23 for all have sinned and fall short of the glory of God – Romans 3:23
After years of Christian study, I find no sufficient reason for why God allows such evil to thrive in this world. Every answer and hypothesis shared by pulpit and page have only led to more seemingly dead ends. While every era is ripe with tragedy, it seems currently we live with unwavering heartbreak. The amount of information and headlines bombard us with tragedy at every level. Even when we do not seek it out, it finds us.
Of course, we are all shaped by our experience. The journey I am currently on has found me with a new son and broken church experience. This undoubtedly paints my theological mind and makes me more sensitive to those in pain. This also provides me with more urgency in understanding such evil. It has led me to a more practical, more desperate faith. I lean on Jesus because, in the end, if there is to be any hope in this world, it lay at His feet. All I know to do is to rest in the crucifixion and hope in the resurrection. While there is ample evidence in His existence and work – enough to carry even the heaviest of doubts – we live a faith that can never be proven. Faith, after all, is a leap into the void of reason and logic.

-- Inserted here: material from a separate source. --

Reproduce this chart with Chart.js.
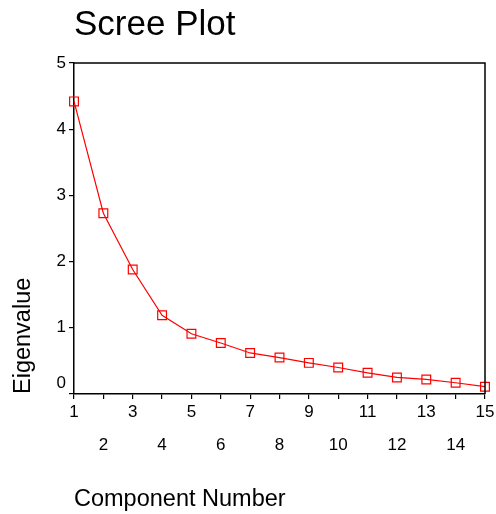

One thing that evil has done is to show me a truer reflection of myself. I alarmingly admit that I recognize myself in the face of such evil more than I wish. The seed of it’s expanded reach lay ever present in my own soul. As a sinner in recovery, I am one decision away from embodying the same evil that breaks my battered heart. Sin is personal and always near.
So what is to be our response to this?
Do we ignore or engage unblinkingly?
For the last few months I have wrestled with this. There is a growing tension between being informed and staying sane in this current age. I have cut out social media substantially and turned off my phone during most of the day. The benefits of this have been rewarding. I have found myself more attached to reality, even if I miss current news and life events of friends (sorry if I missed a birthday or the birth of your child). In an unexpected way, this approach has helped me to attach to the world more than to disengage. I originally feared that I was simply ignoring the evil of the world and wrongly burying my head in the sand. The faith that comes from this approach is rampant, and I would rather be a informed sinner than a saint in denial.
The truth is, one doesn’t have to go past their front door to experience the brokenness of this world. It is present, alarming, and suffocating. And while I still have no satisfying answer to the ways of God and suspect I never will this side of heaven, I do choose to believe He is not detached from such evil. I choose to believe that His heart breaks anew with each senseless tragedy.